As a project of the civil engineering department, five civil engineering majors are overseeing the design and creation of the 18-foot long canoe that will hold up to four people (650 pounds), while weighing about 700 pounds itself, said Michaela Kirk, a civil engineering senior from Nashville who is serving as one of the project managers along with Aaron Carter, also a civil engineering senior.

The core team of students – Kirk, Carter, Kyle Neal, Matthew Hull and Ryan Gadsey – have been working since August researching designs, talking to other universities who have previously participated in the competition, testing materials and figuring out a budget for the whole project. The students had to consider the strength needed, the right dimensions for it to float and be stable, the weight of the canoe and many other factors.

“I want to go into project management, so this firsthand experience is perfect for me,” said Kirk, “Working out people’s schedules and working within a budget are all skills I will need.

“Likewise, Kyle hopes to pursue a graduate degree in structural design, so he was in charge of the structural components, making sure the thickness of the canoe is able to withstand the forces applied to it,” Kirk said. “Matt previously interned with TTL, a local engineering firm, and the majority of the work he did there was concrete testing. So he was assigned the task of creating a concrete mix that would work given the parameters stated in the rules. Ryan focused on designing the hull of the canoe. The project was perfect for all our skills.”

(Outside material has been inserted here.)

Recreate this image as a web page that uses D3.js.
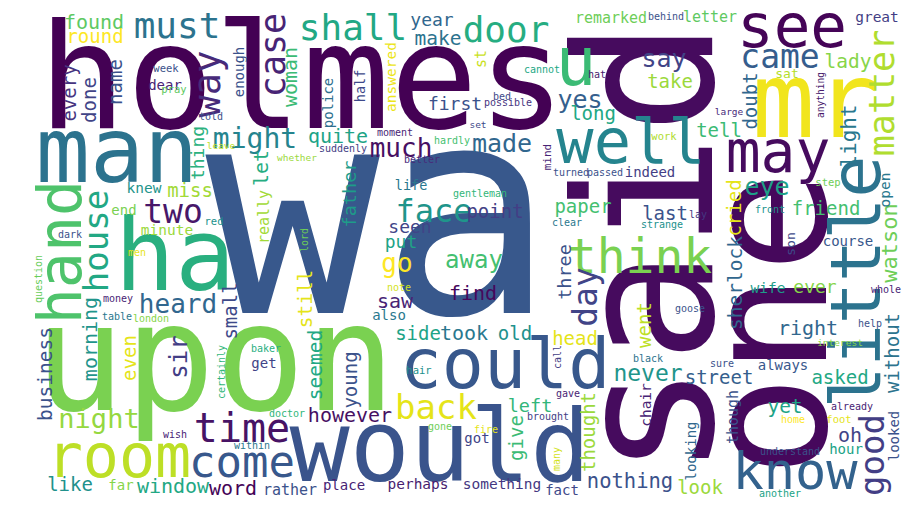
<!DOCTYPE html>
<html>
<head>
<meta charset="utf-8">
<script src="https://cdn.jsdelivr.net/npm/d3@7"></script>
<style>
  html, body { margin: 0; padding: 0; background: #fff; overflow: hidden; }
</style>
</head>
<body>
<div class="cloud"></div>
<script>
// word cloud of the sherlock holmes stories, biggest words first

var words = [
  "wa","said","one","upon","holmes","man","mr","ha","would","little",
  "could","u","well","see","hand","room","may","know","think","come",
  "time","way","must","shall","door","case","matter","house","back","good",
  "two","came","day","face","might","night","much","heard","go","say",
  "yes","made","eye","away","sir","never","watson","light","nothing","find",
  "quite","woman","however","right","let","morning","window","word","saw","oh",
  "found","round","took","make","lady","business","sherlock","seemed","still","yet",
  "every","done","name","miss","small","even","like","long","take","tell",
  "doubt","young","give","thought","left","look","street","asked","without","point",
  "paper","last","three","went","head","side","old","cried","friend","thing",
  "father","first","year","ever","seen","put","really","remarked","letter","st",
  "though","rather","open","minute","knew","answered","great","chair","something","perhaps",
  "wife","end","enough","police","half","indeed","place","far","get","got",
  "fact","looking","looked","hour","always","course","also","dear","life","sat",
  "son","hardly","week","pray","told","leave","moment","suddenly","whether","better",
  "cannot","hat","behind","bed","possible","set","work","mind","turned","passed",
  "anything","large","red","dark","men","question","money","table","london","certainly",
  "wish","within","baker","doctor","hair","gone","call","black","gave","brought",
  "fire","many","sure","already","home","foot","understand","another","step","front",
  "whole","help","interest","lay","goose","gentleman","clear","strange","lord","note"
];

// relative weight of each word (drives the font size)
var weights = [
  290,190,170,150,146,90,105,100,100,70,
  70,68,62,61,60,60,58,52,48,44,
  40,37,36,36,36,35,35,34,34,34,
  33,33,33,32,28,27,26,26,26,25,
  25,25,25,24,24,23,22,21,20.5,20,
  20,20,20,20,20,20,20,20,20,20,
  20,19,20,19.5,19.5,19.5,19.5,19.5,19.5,19.5,
  19,19,19,19,19,19,19,19,19,19,
  19,19,19,19,18.5,19,19,19,19,19,
  19,19,18.5,19,19,19,19,19,19,18,
  18.5,18,18,18,18,18,15,15,15,15,
  15,15,14.5,14.5,14.5,14.5,14.5,14.5,14.5,14.5,
  14.5,14,14,14,13.5,14,14,14,14,14,
  14,14,14,14,14,14,14,14,13.5,13,
  13,10,10.5,10.5,10,9.5,10,10,9.5,10,
  10,10,10,10,10,9.5,10.5,11,10,10,
  9.6,9.5,10.5,10,10,10,10,10,10,10,
  10,10,10,10,10.5,10,10,10,10,10,
  10,10,10,10,10,10.5,10,10,10.5,10,
  10,10,9.5,10,10,10,10,10,10,10
];

// position on the viridis ramp for each word
var tones = [
  .27,.03,.02,.8,0,.38,.98,.63,.26,.38,
  .27,.68,.45,.01,.72,.9,.03,.31,.8,.27,
  .05,.12,.38,.6,.62,.1,.88,.6,.96,.18,
  .06,.29,.2,.52,.45,.84,.04,.33,1,.2,
  .3,.33,.56,.7,.18,.52,.78,.4,.25,.02,
  .58,.68,.04,.33,.62,.52,.6,.01,.1,.2,
  .75,1,.4,.38,.82,.25,.33,.6,.96,.58,
  .15,.2,.25,.86,.22,.96,.5,.6,.85,.68,
  .33,.25,.68,.85,.66,.85,.3,.6,.38,.18,
  .7,.25,.25,.9,.96,.58,.5,.96,.7,.64,
  .55,.25,.33,.82,.2,.58,.86,.78,.75,.92,
  .25,.25,.4,.85,.52,.97,.18,.1,.16,.08,
  .55,.8,.25,.36,.22,.18,.1,.82,.2,.2,
  .22,.33,.25,.58,.27,.27,.4,.1,.4,.89,
  .22,.7,.25,.75,.25,.9,.1,.18,.85,.12,
  .6,.08,.25,.22,.15,.22,.88,.1,.25,.25,
  .07,.12,.5,.25,.96,.77,.1,.4,.82,.66,
  .1,.4,.63,.66,.5,.78,.18,.38,.1,.18,
  .96,.93,.25,.1,1,.96,.25,.58,.78,.5,
  .1,.25,.82,.16,.25,.66,.4,.5,.78,.93
];

// cloud layout: [centre along the word, baseline, 1 = turned upright]
var layout = [
  [380,313,0],[712,249,1],[826,324,1],[215,410,0],[302,128,0],[117,182,0],[815,137,0],[175,290,0],[440,481,0],[880,282,1],
  [505,388,0],[576,85,0],[631,163,0],[792,47,0],[81,252,1],[119,477,0],[778,172,0],[795,489,0],[640,273,0],[242,477,0],
  [242,442,0],[220,84,1],[177,38,0],[353,40,0],[506,42,0],[285,55,1],[894,93,1],[108,241,1],[436,419,0],[884,455,1],
  [173,223,0],[780,68,0],[597,297,1],[434,222,0],[255,148,0],[99,428,0],[401,157,0],[178,313,0],[397,272,0],[664,67,0],
  [580,108,0],[502,152,0],[767,195,0],[474,268,0],[187,357,1],[648,381,0],[897,243,1],[856,136,1],[630,488,0],[473,300,0],
  [338,143,0],[297,77,1],[350,422,0],[808,335,0],[268,168,1],[97,339,1],[173,493,0],[233,495,0],[395,308,0],[850,442,0],
  [94,29,0],[95,43,0],[464,340,0],[438,45,0],[848,68,0],[52,374,1],[742,283,1],[322,365,1],[312,299,1],[785,413,0],
  [76,93,1],[96,100,1],[122,82,1],[190,197,0],[237,311,1],[136,358,1],[70,491,0],[593,120,0],[670,88,0],[719,137,0],
  [757,101,1],[357,380,1],[523,438,1],[595,432,1],[530,412,0],[700,494,0],[719,384,0],[840,384,0],[899,353,1],[495,218,0],
  [583,213,0],[665,220,0],[571,272,1],[651,325,1],[575,345,0],[418,340,0],[515,340,0],[741,208,1],[826,215,0],[204,153,1],
  [356,194,1],[455,110,0],[432,26,0],[815,293,0],[410,233,0],[401,248,0],[269,217,1],[611,23,0],[710,22,0],[486,59,1],
  [738,417,1],[290,495,0],[890,190,1],[167,235,0],[144,193,0],[396,77,1],[877,22,0],[651,405,1],[502,489,0],[418,489,0],
  [768,293,0],[124,215,0],[244,72,1],[333,103,1],[365,86,1],[650,177,0],[344,490,0],[121,490,0],[264,368,0],[477,443,0],
  [562,495,0],[696,451,1],[899,436,1],[846,454,0],[783,370,0],[848,246,0],[389,320,0],[165,90,0],[411,190,0],[787,78,0],
  [795,244,1],[452,144,0],[166,72,0],[174,93,0],[211,120,0],[221,149,0],[395,136,0],[343,152,0],[297,161,0],[422,163,0],
  [542,73,0],[597,78,0],[666,20,0],[502,100,0],[508,106,0],[478,128,0],[664,140,0],[551,157,1],[571,176,0],[605,176,0],
  [824,95,1],[729,115,0],[214,225,0],[70,238,0],[137,256,0],[42,279,1],[118,302,0],[117,320,0],[151,322,0],[225,372,1],
  [175,438,0],[252,449,0],[266,352,0],[287,417,0],[419,374,0],[440,430,0],[561,357,1],[648,362,0],[568,397,0],[548,420,0],
  [486,433,0],[560,459,1],[722,367,0],[852,410,0],[793,423,0],[839,423,0],[790,455,0],[780,497,0],[828,186,0],[770,213,0],
  [886,293,0],[870,327,0],[840,346,0],[698,218,0],[690,312,0],[480,197,0],[567,226,0],[662,228,0],[308,240,1],[399,291,0]
];

var width = 922, height = 524;

var svg = d3.select('.cloud')
  .append('svg')
  .attr('width', width)
  .attr('height', height);

svg.append('rect')
  .attr('width', width)
  .attr('height', height)
  .attr('fill', '#fff');

var x = d3.scaleLinear().domain([0, 922]).range([0, width]);
var y = d3.scaleLinear().domain([0, 524]).range([0, height]);
var fontSize = d3.scaleLinear().domain([0, d3.max(weights)]).range([0, 290]);
var colour = d3.scaleSequential(d3.interpolateViridis).domain([0, 1]);

svg.selectAll('text.word')
  .data(words)
  .enter()
  .append('text')
  .attr('class', 'word')
  .attr('transform', function(d, i) {
    var p = layout[i];
    return 'translate(' + x(p[0]) + ',' + y(p[1]) + ')' + (p[2] ? ' rotate(-90)' : '');
  })
  .attr('text-anchor', 'middle')
  .style('font-family', '"DejaVu Sans Mono", monospace')
  .style('font-size', function(d, i) { return fontSize(weights[i]) + 'px'; })
  .attr('fill', function(d, i) { return colour(tones[i]); })
  .text(function(d) { return d; });
</script>
</body>
</html>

The work becomes a reality on Saturday when students will mix concrete, slowly applying it to the mold for the canoe one layer at a time and adding reinforcements. The whole process could take 10 to 12 hours, said Kirk.

The students decided to use a concrete with a mix of small glass beads and acrylic mixed in with sand and cement to make the canoe lighter, Kirk said. The canoe may not be the fastest and the lightest out on the lake, but it will be one of the most stable, she said.

“This competition gives students a chance to take a fairly complicated project all the way from concept to completion, and there are not really that many opportunities for that in an academic setting,” said Joe Morgan, chair of the Department of Civil and Environmental Engineering. “All along the way there are guidelines and rules and codes, so it is very similar to an actual design or construction project, just on a smaller scale.”

They will be competing in the American Society of Civil Engineers’ regional Concrete Canoe competition, held at the University of Tennessee-Chattanooga, March 19-21. Canoes are judged in four categories: presentation, theme, design report and the races. Four races are held, two sprints and two endurance races.

The concrete canoe project provides a long-term, real-world experience for these civil engineering students who all plan to graduate and hit the job market in May.